Written request: Pick out the lines below with "this" and list them.
━━ Data entries
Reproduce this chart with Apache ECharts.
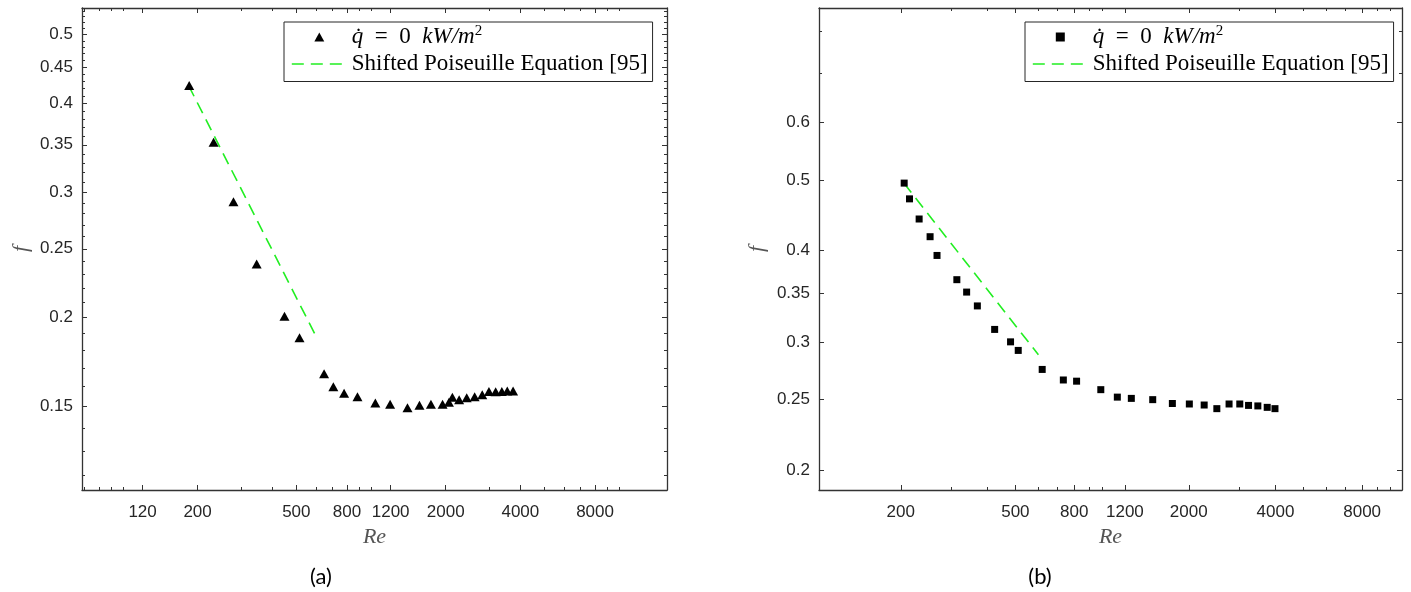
<!DOCTYPE html>
<html><head><meta charset="utf-8">
<script src="https://cdn.jsdelivr.net/npm/echarts@6/dist/echarts.min.js"></script>
<style>html,body{margin:0;padding:0;background:#fff}#c{width:1411px;height:592px}</style>
</head><body><div id="c"></div>
<script>
// ---- Panel (a) data ----
const reA = [185, 232, 279, 346, 448, 515, 647, 705, 779, 882, 1041, 1194, 1403, 1568, 1744, 1943, 2061, 2128, 2266, 2431, 2617, 2808, 2988, 3180, 3368, 3542, 3739];
const fA  = [0.424, 0.353, 0.291, 0.238, 0.201, 0.1875, 0.1668, 0.160, 0.1566, 0.1548, 0.1518, 0.1511, 0.1494, 0.1506, 0.1511, 0.1511, 0.1521, 0.1546, 0.1534, 0.1543, 0.1548, 0.1559, 0.1575, 0.1574, 0.1575, 0.1578, 0.1578];
const poisReA = [184, 597];
const poisFA  = [0.424, 0.189];
// ---- Panel (b) data ----
const reB = [205.5, 214.4, 231.6, 252.8, 267.2, 313.1, 338.6, 368.9, 423.6, 481, 511.5, 619.5, 733.6, 815.6, 989.8, 1129.6, 1263.4, 1499, 1754, 2009, 2262, 2503, 2760, 3007, 3225, 3474, 3744, 3984];
const fB  = [0.495, 0.471, 0.442, 0.418, 0.394, 0.365, 0.351, 0.336, 0.312, 0.300, 0.292, 0.275, 0.266, 0.265, 0.258, 0.252, 0.251, 0.250, 0.247, 0.2466, 0.2458, 0.243, 0.2466, 0.2466, 0.2455, 0.2451, 0.2440, 0.243];
const poisReB = [205, 601];
const poisFB  = [0.495, 0.288];
// ---- ticks ----
const xMajorA = [120, 200, 500, 800, 1200, 2000, 4000, 8000];
const xMinorA = [70, 80, 90, 100, 300, 400, 600, 700, 900, 1000, 3000, 5000, 6000, 7000, 9000, 10000];
const yMajorA = [0.15, 0.2, 0.25, 0.3, 0.35, 0.4, 0.45, 0.5];
const yMinorA = [0.12, 0.13, 0.14, 0.16, 0.17, 0.18, 0.19, 0.21, 0.22, 0.23, 0.24, 0.26, 0.27, 0.28, 0.29, 0.31, 0.32, 0.33, 0.34, 0.36, 0.37, 0.38, 0.39, 0.41, 0.42, 0.43, 0.44, 0.46, 0.47, 0.48, 0.49, 0.51, 0.52, 0.53, 0.54];
const xMajorB = [200, 500, 800, 1200, 2000, 4000, 8000];
const xMinorB = [300, 400, 600, 700, 900, 1000, 3000, 5000, 6000, 7000, 9000, 10000];
const yMajorB = [0.2, 0.25, 0.3, 0.35, 0.4, 0.5, 0.6];
const yMinorB = [0.7, 0.8];
const legendLabels = {qA: 'q', pA: 'Shifted Poiseuille Equation [95]', qB: 'q', pB: 'Shifted Poiseuille Equation [95]'};

const AX = '#333333';
const serif = '"Liberation Serif", "DejaVu Serif", serif';
const sans = '"Liberation Sans", Arial, sans-serif';
const green = '#22ee22';
const DASH = [12, 7];

function axesSet(dim, g, min, max, major, minor, opts) {
  const base = {type: 'log', logBase: 10, gridIndex: g, min: min, max: max,
    splitLine: {show: false}, minorTick: {show: false}, minorSplitLine: {show: false}, silent: true};
  const p1 = dim === 'x' ? 'bottom' : 'left';
  const p2 = dim === 'x' ? 'top' : 'right';
  const main = Object.assign({}, base, {
    position: p1,
    name: opts.name, nameLocation: 'middle', nameGap: opts.nameGap,
    nameTextStyle: {fontFamily: serif, fontStyle: 'italic', fontSize: 22, color: '#555'},
    axisLine: {show: true, onZero: false, lineStyle: {color: AX, width: 1.3}},
    axisTick: {show: true, inside: true, length: 5, customValues: major, lineStyle: {color: AX, width: 1}},
    axisLabel: {show: true, customValues: major, margin: opts.margin, fontSize: 17, color: '#262626', fontFamily: sans,
      formatter: v => String(parseFloat(Number(v).toPrecision(4)))}
  });
  const mirror = Object.assign({}, base, {
    position: p2,
    axisLine: {show: true, onZero: false, lineStyle: {color: AX, width: 1.3}},
    axisTick: {show: true, inside: true, length: 5, customValues: major, lineStyle: {color: AX, width: 1}},
    axisLabel: {show: false}
  });
  const minA = Object.assign({}, base, {
    position: p1,
    axisLine: {show: false, onZero: false},
    axisTick: {show: true, inside: true, length: 3, customValues: minor, lineStyle: {color: AX, width: 1}},
    axisLabel: {show: false}
  });
  const minB = Object.assign({}, minA, {position: p2});
  return [main, mirror, minA, minB];
}

const xAxis = [].concat(
  axesSet('x', 0, 68.4, 15600, xMajorA, xMinorA, {name: 'Re', nameGap: 36, margin: 14}),
  axesSet('x', 1, 104, 11000, xMajorB, xMinorB, {name: 'Re', nameGap: 36, margin: 14})
);
const yAxis = [].concat(
  axesSet('y', 0, 0.1145, 0.545, yMajorA, yMinorA, {name: 'f', nameGap: 50, margin: 9}),
  axesSet('y', 1, 0.188, 0.86, yMajorB, yMinorB, {name: 'f', nameGap: 51, margin: 9})
);

function pairs(xs, ys) { return xs.map((x, i) => [x, ys[i]]); }

const LF = 23;
const richLegend = {
  i: {fontFamily: serif, fontStyle: 'italic', fontSize: LF, color: '#000'},
  n: {fontFamily: serif, fontSize: LF, color: '#000'},
  s: {fontFamily: serif, fontSize: 15, color: '#000', padding: [0, 0, 11, 0]}
};
function legendFmt(name) {
  if (name === 'qA' || name === 'qB') return '{i|q\u0307}{n|  =  0  }{i|kW/m}{s|2}';
  return '{n|' + legendLabels[name] + '}';
}
const triIcon = 'path://M0,10 L5.5,0 L11,10 Z';
const sqIcon = 'path://M0,0 L10,0 L10,10 L0,10 Z';
function legendCfg(left, names, icon) {
  return {
    left: left, top: 22, orient: 'vertical', selectedMode: false,
    data: [
      {name: names[0], icon: icon, itemStyle: {color: '#000', opacity: 1}},
      {name: names[1], itemStyle: {color: 'rgba(0,0,0,0)', borderColor: 'rgba(0,0,0,0)', opacity: 0}}
    ],
    symbolKeepAspect: true,
    itemWidth: 55, itemHeight: 9, itemGap: 2, padding: [2, 5, 5, 7],
    borderColor: '#262626', borderWidth: 1, backgroundColor: '#fff',
    lineStyle: {type: DASH, width: 1.6, color: green, opacity: 1},
    textStyle: {fontFamily: serif, fontSize: LF, color: '#000', lineHeight: 25, rich: richLegend},
    formatter: legendFmt
  };
}

const option = {
  animation: false,
  backgroundColor: '#fff',
  grid: [
    {left: 82, top: 8, width: 585, height: 482, outerBoundsMode: 'none', containLabel: false},
    {left: 819, top: 8, width: 583, height: 482, outerBoundsMode: 'none', containLabel: false}
  ],
  xAxis: xAxis,
  yAxis: yAxis,
  legend: [legendCfg(284, ['qA', 'pA'], triIcon), legendCfg(1025, ['qB', 'pB'], sqIcon)],
  series: [
    {type: 'line', name: 'pA', xAxisIndex: 0, yAxisIndex: 0, symbol: 'none', silent: true, z: 2,
      lineStyle: {color: green, width: 1.6, type: DASH}, itemStyle: {color: green}, data: pairs(poisReA, poisFA)},
    {type: 'scatter', name: 'qA', xAxisIndex: 0, yAxisIndex: 0, symbol: 'triangle', symbolSize: [10, 9], silent: true, z: 3,
      itemStyle: {color: '#000', opacity: 1}, data: pairs(reA, fA)},
    {type: 'line', name: 'pB', xAxisIndex: 4, yAxisIndex: 4, symbol: 'none', silent: true, z: 2,
      lineStyle: {color: green, width: 1.6, type: DASH}, itemStyle: {color: green}, data: pairs(poisReB, poisFB)},
    {type: 'scatter', name: 'qB', xAxisIndex: 4, yAxisIndex: 4, symbol: 'rect', symbolSize: 7, silent: true, z: 3,
      itemStyle: {color: '#000', opacity: 1}, data: pairs(reB, fB)}
  ],
  graphic: [
    {type: 'text', x: 321, y: 577, style: {text: '(a)', font: '22px Lato, "Open Sans", sans-serif', fill: '#000', textAlign: 'center', textVerticalAlign: 'middle'}},
    {type: 'text', x: 1040, y: 577, style: {text: '(b)', font: '22px Lato, "Open Sans", sans-serif', fill: '#000', textAlign: 'center', textVerticalAlign: 'middle'}}
  ]
};
const chart = echarts.init(document.getElementById('c'), null, {renderer: 'canvas'});
chart.setOption(option);
</script></body></html>
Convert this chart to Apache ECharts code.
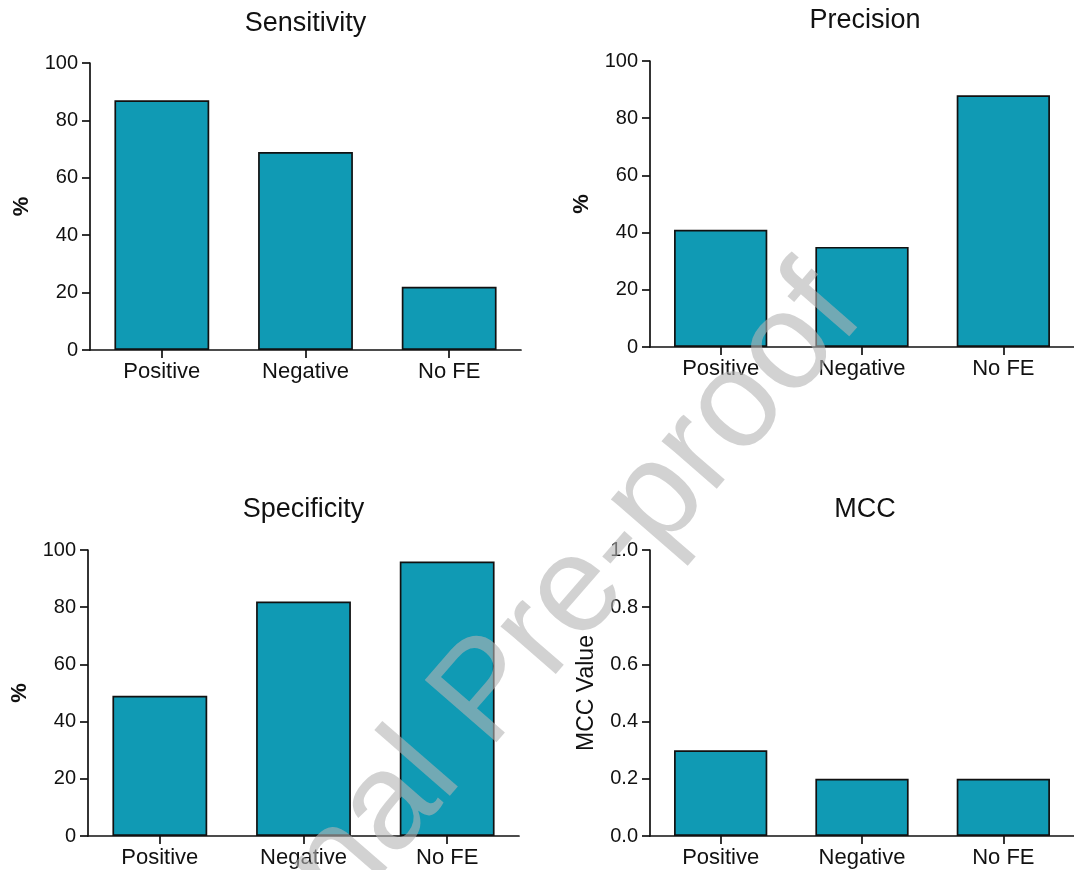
<!DOCTYPE html>
<html>
<head>
<meta charset="utf-8">
<script src="https://cdn.jsdelivr.net/npm/echarts@6/dist/echarts.min.js"></script>
<style>
html,body{margin:0;padding:0;background:#fff;}
#chart{width:1074px;height:870px;}
</style>
</head>
<body>
<div id="chart"></div>
<script>
const categories = ['Positive', 'Negative', 'No FE'];
const sensitivity = [87, 69, 22];
const precision = [41, 35, 88];
const specificity = [49, 82, 96];
const mcc = [0.30, 0.20, 0.20];
const panelTitles = ['Sensitivity', 'Precision', 'Specificity', 'MCC'];
const yNames = ['%', '%', '%', 'MCC Value'];
const watermarkText = 'Journal Pre-proof';

const FONT = 'Liberation Sans, Arial, sans-serif';
const INK = '#111111';
const BAR = '#109AB4';

const grids = [
  {left: 90, top: 63, width: 431, height: 287},
  {left: 650, top: 61, width: 430, height: 286},
  {left: 88, top: 550, width: 431, height: 286},
  {left: 650, top: 550, width: 430, height: 286}
];
const titleTops = [10, 7, 496, 496];
const seriesData = [sensitivity, precision, specificity, mcc];

const chart = echarts.init(document.getElementById('chart'), null, {renderer: 'canvas'});

const option = {
  animation: false,
  backgroundColor: '#ffffff',
  title: grids.map((g, i) => ({
    text: panelTitles[i],
    left: g.left + g.width / 2,
    top: titleTops[i],
    textAlign: 'center',
    padding: 0,
    textStyle: {fontFamily: FONT, fontSize: 27, fontWeight: 'normal', color: INK}
  })),
  grid: grids.map(g => Object.assign({containLabel: false}, g)),
  xAxis: grids.map((g, i) => ({
    type: 'category',
    gridIndex: i,
    data: categories,
    boundaryGap: true,
    axisLine: {show: true, lineStyle: {color: INK, width: 1.7}},
    axisTick: {show: true, alignWithLabel: true, length: 8, lineStyle: {color: INK, width: 1.7}},
    axisLabel: {fontFamily: FONT, fontSize: 22, color: INK, margin: 11},
    splitLine: {show: false}
  })),
  yAxis: grids.map((g, i) => {
    const isMcc = i === 3;
    return {
      type: 'value',
      gridIndex: i,
      min: 0,
      max: isMcc ? 1 : 100,
      interval: isMcc ? 0.2 : 20,
      name: yNames[i],
      nameLocation: 'middle',
      nameGap: isMcc ? 52 : 57,
      nameTextStyle: {
        fontFamily: FONT,
        fontSize: isMcc ? 23 : 22,
        fontWeight: isMcc ? 'normal' : 'bold',
        color: INK
      },
      axisLine: {show: true, lineStyle: {color: INK, width: 1.7}},
      axisTick: {show: true, length: 8, lineStyle: {color: INK, width: 1.7}},
      axisLabel: {
        fontFamily: FONT, fontSize: 20, color: INK, margin: 12,
        formatter: v => isMcc ? v.toFixed(1) : String(v)
      },
      splitLine: {show: false}
    };
  }),
  series: seriesData.map((d, i) => ({
    type: 'bar',
    xAxisIndex: i,
    yAxisIndex: i,
    data: d,
    barWidth: '66%',
    itemStyle: {color: BAR, borderColor: INK, borderWidth: 1.7}
  })),
  graphic: {
    elements: [{
      type: 'text',
      x: 488,
      y: 694,
      rotation: 49 * Math.PI / 180,
      z: 100,
      silent: true,
      style: {
        text: watermarkText,
        fontFamily: FONT,
        fontSize: 138,
        fill: 'rgba(180,180,180,0.6)',
        align: 'center',
        verticalAlign: 'middle'
      }
    }]
  }
};

chart.setOption(option);
</script>
</body>
</html>
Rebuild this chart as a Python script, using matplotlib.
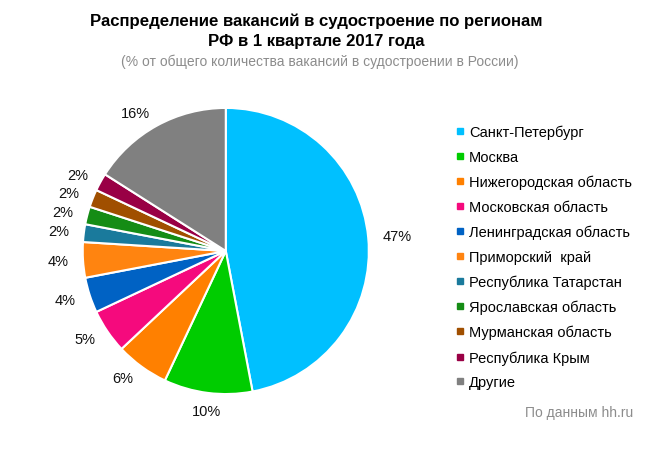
━━━━
Reply:
Reproduce this chart with Apache ECharts.
Convert this chart to Apache ECharts code.
Rebuild this chart as a Python script, using matplotlib.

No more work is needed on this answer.